Controlli e liti

Omesse dichiarazioni svelate da accrediti in conto corrente

di Alessandro Galimberti

Dichiarazioni dei redditi e/o dichiarazioni ai fini Iva non presentate, oppure presentate ma non adeguate rispetto ai movimenti rilevati in conto corrente. L’archivio dei rapporti finanziari diventa l’arma in più del Fisco per la mappatura del rischio di evasione per le società di persone e per le società di capitali.

L’agenzia delle Entrate, con il provvedimento del direttore pubblicato ieri (prot. 197357/2018), punta infatti decisamente sull’Archivio dei rapporti finanziari per individuare le società di persone e le società di capitali “incoerenti” nell’anno di imposta 2016, e cioè a rischio di evasione.

L’ufficio mette nel mirino la platea di potenziali obiettivi costruita sull’elaborazione dei dati tratti dall’Archivio dei rapporti finanziari, con modalità molto lineari: se i “big data” comunicati all’anagrafe tributaria da banche, Poste, intermediari finanziari, imprese di investimento, organismi di investimento collettivo del risparmio, società di gestione del risparmio (cioè i soggetti tenuti a farlo dall’articolo 7 del Dl 605/1973) non trovano corrispondenza esatta nella dichiarazione redditi/Iva – oppure non si trova del tutto la dichiarazione della società titolare di questi conti – la Divisione contribuenti fa scattare l’indagine, previa trasmissione alle Direzioni regionali e a quelle provinciali dei saldi e dei movimenti dei rapporti finanziari non “riscontrati” dall’amministrazione.

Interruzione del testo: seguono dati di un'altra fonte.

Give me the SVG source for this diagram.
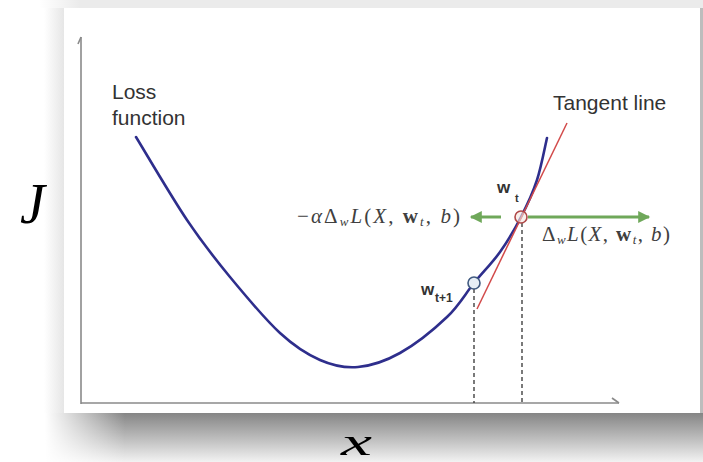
<svg xmlns="http://www.w3.org/2000/svg" width="703" height="462" viewBox="0 0 703 462">
<defs>
<linearGradient id="shadowV" x1="0" y1="0" x2="0" y2="1">
<stop offset="0" stop-color="#858585"/>
<stop offset="0.25" stop-color="#a0a0a0"/>
<stop offset="0.55" stop-color="#c0c0c0"/>
<stop offset="0.8" stop-color="#dcdcdc"/>
<stop offset="1" stop-color="#f2f2f2"/>
</linearGradient>
<linearGradient id="fadeL" x1="0" y1="0" x2="1" y2="0">
<stop offset="0" stop-color="#ffffff" stop-opacity="1"/>
<stop offset="1" stop-color="#ffffff" stop-opacity="0"/>
</linearGradient>
<linearGradient id="leftEdge" x1="0" y1="0" x2="1" y2="0">
<stop offset="0" stop-color="#ffffff"/>
<stop offset="1" stop-color="#e6e6e6"/>
</linearGradient>
<marker id="garrow" viewBox="0 0 10 10" refX="9" refY="5" markerWidth="5" markerHeight="4" orient="auto" markerUnits="strokeWidth">
<path d="M0,0 L10,5 L0,10 Z" fill="#6fa85a"/>
</marker>
<style>
.lbl{font-family:"Liberation Sans",Arial,sans-serif;fill:#333;}
.math{font-family:"Liberation Serif","Times New Roman",serif;fill:#404040;}
.it{font-style:italic;}
.axis{stroke:#8a8a8a;stroke-width:1.6;fill:none;}
.dash{stroke:#333;stroke-width:1.3;stroke-dasharray:4 3;fill:none;}
.garr{stroke:#6fa85a;stroke-width:3;fill:none;}
</style>
</defs>
<!-- background / card -->
<rect x="0" y="0" width="703" height="462" fill="#ffffff"/>
<rect x="40" y="0" width="663" height="8" fill="#ebebeb"/>
<rect x="40" y="0" width="40" height="8" fill="url(#fadeL)"/>
<rect x="44" y="8" width="20" height="405" fill="url(#leftEdge)"/>
<rect x="0" y="413" width="703" height="49" fill="url(#shadowV)"/>
<rect x="0" y="413" width="45" height="49" fill="#ffffff"/>
<rect x="45" y="413" width="80" height="49" fill="url(#fadeL)"/>
<rect x="700" y="8" width="3" height="405" fill="#bdbdbd"/>
<rect x="64" y="8" width="636" height="405" fill="#ffffff"/>

<!-- axes -->
<g id="axes">
<path class="axis" d="M81,404 L81,37"/>
<path class="axis" d="M81,37 L78,44" stroke-width="1"/>
<path class="axis" d="M81,403 L619,403"/>
<path class="axis" d="M619,403 L612,398" stroke-width="1"/>
</g>

<!-- loss curve -->
<g id="loss-curve">
<path d="M136,137 C144.5,150.8 171.3,196.7 187,220 C202.7,243.3 214.5,258.2 230,277 C245.5,295.8 265,319.2 280,333 C295,346.8 307,354.3 320,360 C333,365.7 344.7,368.2 358,367 C371.3,365.8 385.2,361.3 400,353 C414.8,344.7 434.7,328.7 447,317 C459.3,305.3 465.2,293.8 474,283 C482.8,272.2 492.2,263 500,252 C507.8,241 514.8,229 521,217 C527.2,205 532.7,193.2 537,180 C541.3,166.8 545.3,145 547,138" fill="none" stroke="#2e2e8c" stroke-width="2.6" stroke-linecap="round"/>
</g>

<!-- tangent line -->
<g id="tangent-line">
<path d="M567,123 L477,309" stroke="#d24a4a" stroke-width="1.5" fill="none"/>
</g>

<g id="connectors">
<path class="dash" d="M474,289 L474,403"/>
<path class="dash" d="M522,223 L522,403"/>
<path class="garr" d="M528,217 L649,217" marker-end="url(#garrow)"/>
<path class="garr" d="M501,217 L471,217" marker-end="url(#garrow)"/>
</g>

<!-- points -->
<g id="point-wt">
<circle cx="521" cy="217" r="6" fill="#f3e6e0" fill-opacity="0.6" stroke="#b04848" stroke-width="1.6"/>
<text class="lbl" x="497" y="193" font-size="17" font-weight="bold">w</text>
<text class="lbl" x="515" y="202" font-size="11" font-weight="bold">t</text>
</g>
<g id="point-wt1">
<circle cx="474" cy="283" r="6" fill="#e6eef6" stroke="#405a80" stroke-width="1.6"/>
<text class="lbl" x="421" y="295" font-size="17" font-weight="bold">w</text>
<text class="lbl" x="435" y="302" font-size="12" font-weight="bold">t+1</text>
</g>

<!-- labels -->
<g id="label-loss">
<text class="lbl" x="112" y="99" font-size="21">Loss</text>
<text class="lbl" x="112" y="125" font-size="21">function</text>
</g>
<g id="label-tangent">
<text class="lbl" x="553" y="110" font-size="21">Tangent line</text>
</g>
<g id="label-neg-grad">
<text class="math" x="297" y="223" font-size="21" textLength="163" lengthAdjust="spacing">−<tspan class="it">α</tspan>Δ<tspan class="it" font-size="13" dy="3">w</tspan><tspan class="it" dy="-3">L</tspan>(<tspan class="it">X</tspan>, <tspan font-weight="bold">w</tspan><tspan class="it" font-size="13" dy="3">t</tspan><tspan dy="-3">, </tspan><tspan class="it">b</tspan>)</text>
</g>
<g id="label-grad">
<text class="math" x="542" y="241" font-size="21" textLength="128" lengthAdjust="spacing">Δ<tspan class="it" font-size="13" dy="3">w</tspan><tspan class="it" dy="-3">L</tspan>(<tspan class="it">X</tspan>, <tspan font-weight="bold">w</tspan><tspan class="it" font-size="13" dy="3">t</tspan><tspan dy="-3">, </tspan><tspan class="it">b</tspan>)</text>
</g>
<g id="label-J">
<text class="math it" x="20" y="223" font-size="56" style="fill:#000">J</text>
</g>
<g id="label-x">
<text class="math it" x="341" y="455" font-size="38" textLength="31" lengthAdjust="spacingAndGlyphs" style="fill:#000">x</text>
</g>
</svg>
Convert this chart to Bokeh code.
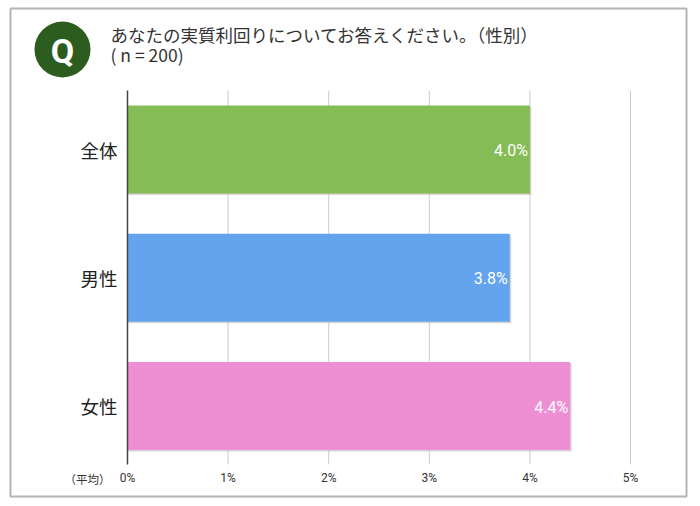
from bokeh.plotting import figure
from bokeh.models import Range1d, ColumnDataSource
from bokeh.transform import dodge
from bokeh.core.properties import value
from bokeh.embed import file_html
from bokeh.resources import INLINE

# ---- data ----
categories = ["全体", "男性", "女性"]
values = [4.0, 3.8, 4.4]
value_labels = ["4.0%", "3.8%", "4.4%"]
bar_colors = ["#86BC55", "#64A4EF", "#EE8FD3"]
tick_values = [0, 1, 2, 3, 4, 5]
tick_labels = ["0%", "1%", "2%", "3%", "4%", "5%"]
title_line1 = "あなたの実質利回りについてお答えください。（性別）"
title_line2 = "(  n = 200)"
axis_note = "（平均）"
q_mark = "Q"

JP = "Noto Sans CJK JP"
W, H = 700, 506

# category index positions (top to bottom)
ypos = list(range(len(categories)))
band_top, band_bottom = -0.46, len(categories) - 1 + 0.456

p = figure(width=W, height=H, output_backend="svg", toolbar_location=None,
           x_axis_type=None, y_axis_type=None,
           x_range=Range1d(-1.2624, 5.6958), y_range=Range1d(2.7836, -1.1618),
           min_border=0)
p.title.visible = False
p.outline_line_color = None
p.background_fill_color = "white"
p.border_fill_color = "white"
p.xgrid.visible = False
p.ygrid.visible = False
# pixel-like ranges for the decorative frame / header
p.extra_x_ranges = {"px": Range1d(0, W)}
p.extra_y_ranges = {"px": Range1d(H, 0)}

# outer frame
p.quad(left=10, right=686, top=8, bottom=496, x_range_name="px", y_range_name="px",
       fill_color=None, line_color="#b4b4b4", line_width=2)

# header
p.scatter(x=[62], y=[49], size=56, x_range_name="px", y_range_name="px",
          fill_color="#2D5C1F", line_color=None)
p.text(x=[62], y=[50], text=[q_mark], x_range_name="px", y_range_name="px",
       text_align="center", text_baseline="middle", text_color="white",
       text_font=value("Roboto"), text_font_style="bold", text_font_size="34px")
p.text(x=[110, 110], y=[34, 54], text=[title_line1, title_line2],
       x_range_name="px", y_range_name="px", text_baseline="middle",
       text_color="#333333", text_font=value(JP), text_font_size="17.5px")

# grid lines
grid_x = tick_values[1:]
p.segment(x0=grid_x, x1=grid_x, y0=[band_top] * len(grid_x), y1=[band_bottom] * len(grid_x),
          line_color="#cccccc", line_width=1)

src = ColumnDataSource(dict(cat=categories, y=ypos, val=values, lab=value_labels, col=bar_colors))
# soft shadow
p.hbar(y=dodge("y", 0.012), left=0, right=dodge("val", 0.015), height=0.686,
       source=src, fill_color="#bbbbbb", fill_alpha=0.6, line_color=None)
p.hbar(y="y", left=0, right="val", height=0.686, fill_color="col", line_color=None,
       source=src)
p.text(x="val", y="y", text="lab", source=src, text_align="right",
       text_baseline="middle", x_offset=-2, y_offset=1, text_color="white",
       text_font=value("Roboto"), text_font_size="16px")

# value axis line (0%)
p.segment(x0=[0], x1=[0], y0=[band_top], y1=[band_bottom], line_color="#444444",
          line_width=1.5)

# category labels
p.text(x=value(0), y="y", text="cat", source=src, x_offset=-10,
       text_align="right", text_baseline="middle", text_color="#222222",
       text_font=value(JP), text_font_size="18.5px")

# tick labels
p.text(x=tick_values, y=[band_bottom] * len(tick_values), text=tick_labels,
       y_offset=14, text_align="center", text_baseline="middle",
       text_color="#333333", text_font=value("Roboto"), text_font_size="12px")
p.text(x=[110], y=[478], text=[axis_note], x_range_name="px", y_range_name="px",
       text_align="right", text_baseline="middle", text_color="#333333",
       text_font=value(JP), text_font_size="11.5px")

open("out.html", "w").write(file_html(p, INLINE))
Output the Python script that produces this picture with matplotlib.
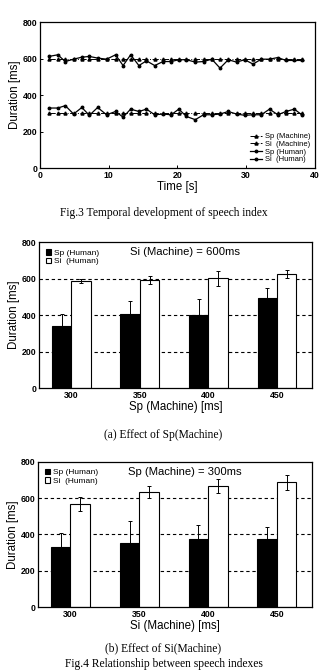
import matplotlib
matplotlib.use("Agg")
import matplotlib.pyplot as plt
import numpy as np

# ---------------- data ----------------
time_s = [1.3, 2.6, 3.7, 4.9, 6.1, 7.2, 8.4, 9.7, 11.0, 12.1, 13.2, 14.4,
          15.5, 16.7, 17.9, 19.1, 20.2, 21.3, 22.6, 23.8, 25.0, 26.2, 27.4, 28.6,
          29.8, 31.0, 32.2, 33.4, 34.6, 35.8, 37.0, 38.1]
si_human_t = [612, 621, 584, 597, 608, 612, 603, 597, 621, 562, 621, 562,
              588, 562, 584, 584, 594, 594, 581, 584, 597, 548, 594, 581,
              594, 570, 597, 597, 606, 590, 590, 590]
sp_human_t = [329, 329, 342, 296, 332, 289, 332, 292, 310, 279, 323, 310,
              323, 292, 296, 292, 323, 283, 265, 292, 292, 296, 310, 296,
              289, 292, 292, 323, 292, 310, 323, 292]
sp_machine_t = [300] * len(time_s)
si_machine_t = [600] * len(time_s)

categories = ["300", "350", "400", "450"]

# Fig.4 (a): Si(Machine) = 600ms
a_sp = [338, 405, 402, 493]
a_sp_err = [69, 70, 86, 55]
a_si = [586, 595, 601, 623]
a_si_err = [12, 22, 40, 22]

# Fig.4 (b): Sp(Machine) = 300ms
b_sp = [333, 352, 374, 374]
b_sp_err = [73, 124, 78, 69]
b_si = [566, 635, 668, 687]
b_si_err = [39, 33, 40, 40]

# ---------------- figure ----------------
plt.rcParams['font.family'] = ['Liberation Sans', 'DejaVu Sans']
fig = plt.figure(figsize=(3.27, 6.72), dpi=100)
fig.patch.set_facecolor('white')

serif = ['Liberation Serif', 'DejaVu Serif']
tick_fs = 6.3
label_fs = 8.3
cap_fs = 8.3

def style_axes(ax):
    for s in ax.spines.values():
        s.set_linewidth(0.9)
    ax.tick_params(direction='in', labelsize=tick_fs, width=0.7, length=2.5, pad=2)
    for lab in ax.get_xticklabels() + ax.get_yticklabels():
        lab.set_fontweight('bold')

# ---- Fig.3 line chart ----
ax1 = fig.add_axes([0.122, 0.75, 0.841, 0.217])
ax1.plot(time_s, sp_machine_t, color='black', lw=0.7, ls='-.', marker='^', ms=2.2,
         label='Sp (Machine)')
ax1.plot(time_s, si_machine_t, color='black', lw=0.7, ls='-.', marker='^', ms=2.2,
         label='Si  (Machine)')
ax1.plot(time_s, sp_human_t, color='black', lw=0.9, ls='-', marker='o', ms=1.8,
         label='Sp (Human)')
ax1.plot(time_s, si_human_t, color='black', lw=0.9, ls='-', marker='o', ms=1.8,
         label='Si  (Human)')
ax1.set_xlim(0, 40)
ax1.set_ylim(0, 800)
ax1.set_xticks([0, 10, 20, 30, 40])
ax1.set_yticks([0, 200, 400, 600, 800])
ax1.set_xlabel('Time [s]', fontsize=label_fs, labelpad=1)
ax1.set_ylabel('Duration [ms]', fontsize=label_fs, labelpad=1)
style_axes(ax1)
ax1.legend(loc='lower right', fontsize=5.5, frameon=False, handlelength=1.6,
           labelspacing=0.05, borderaxespad=0.2, handletextpad=0.4)

fig.text(0.5, 1 - 213 / 672, 'Fig.3 Temporal development of speech index',
         ha='center', va='center', fontsize=cap_fs, family=serif)

# ---- bar charts ----
def bar_chart(rect, sp, sp_err, si, si_err, note, xlabel):
    ax = fig.add_axes(rect)
    x = np.arange(len(categories))
    w = 0.283
    for yv in [200, 400, 600]:
        ax.axhline(yv, color='black', lw=0.8, ls=(0, (3, 2.5)), zorder=0)
    ax.bar(x - w / 2, sp, w, color='black', edgecolor='black', lw=0.8,
           label='Sp (Human)', zorder=2)
    ax.bar(x + w / 2, si, w, color='white', edgecolor='black', lw=0.8,
           label='Si  (Human)', zorder=2)
    ax.errorbar(x - w / 2, sp, yerr=sp_err, fmt='none', ecolor='black',
                elinewidth=0.7, capsize=1.5, capthick=0.7, zorder=3)
    ax.errorbar(x + w / 2, si, yerr=si_err, fmt='none', ecolor='black',
                elinewidth=0.7, capsize=1.5, capthick=0.7, zorder=3)
    ax.set_xlim(-0.473, 3.51)
    ax.set_ylim(0, 800)
    ax.set_xticks(x)
    ax.set_xticklabels(categories)
    ax.set_yticks([0, 200, 400, 600, 800])
    ax.set_xlabel(xlabel, fontsize=label_fs, labelpad=1)
    ax.set_ylabel('Duration [ms]', fontsize=label_fs, labelpad=1)
    style_axes(ax)
    ax.tick_params(axis='x', length=0)
    ax.legend(loc='upper left', fontsize=6, frameon=False, handlelength=0.7,
              handleheight=0.7, labelspacing=0.1, borderaxespad=0.4,
              handletextpad=0.3)
    ax.text(0.535, 0.93, note, transform=ax.transAxes, ha='center', va='center',
            fontsize=8.1)
    return ax

bar_chart([0.119, 0.4226, 0.835, 0.217], a_sp, a_sp_err, a_si, a_si_err,
          'Si (Machine) = 600ms', 'Sp (Machine) [ms]')
fig.text(0.5, 1 - 435 / 672, '(a) Effect of Sp(Machine)',
         ha='center', va='center', fontsize=cap_fs, family=serif)

bar_chart([0.116, 0.0967, 0.838, 0.216], b_sp, b_sp_err, b_si, b_si_err,
          'Sp (Machine) = 300ms', 'Si (Machine) [ms]')
fig.text(0.5, 1 - 648 / 672, '(b) Effect of Si(Machine)',
         ha='center', va='center', fontsize=cap_fs, family=serif)
fig.text(0.5, 1 - 664 / 672, 'Fig.4 Relationship between speech indexes',
         ha='center', va='center', fontsize=cap_fs, family=serif)

fig.savefig('out.png', dpi=100)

Non solo, alla comunicazione che darà avvio alla «ordinaria attività di controllo» sul contribuente/sospetto infedele verranno associati tutti gli ulteriori elementi significativi (cioè le anomalie) presenti nell’anagrafe tributaria.

A legittimare l’utilizzo delle informazioni dell’archivio dei rapporti finanziari per la valutazione del rischio di evasione è il Dl 201/2011 che autorizza l’agenzia delle Entrate a individuare anche per questa via «i contribuenti a maggior rischio di evasione da sottoporre a controlli».

Il progetto si inserisce in un percorso che prevede il sempre più vasto utilizzo dei dati dell’archivio, auspicato del resto anche dalla Corte dei conti, per le analisi di rischio diversificate in base alla tipologia di contribuenti. I giudici contabili già nella relazione del luglio dello scorso anno, avevano segnalato «il chiaro sottoutilizzo» della mole di informazioni comunicate dalle banche e dagli altri operatori finanziari al Fisco, sollecitando di fatto il ricorso a strumenti e informazioni già nella disponibilità dell’Agenzia.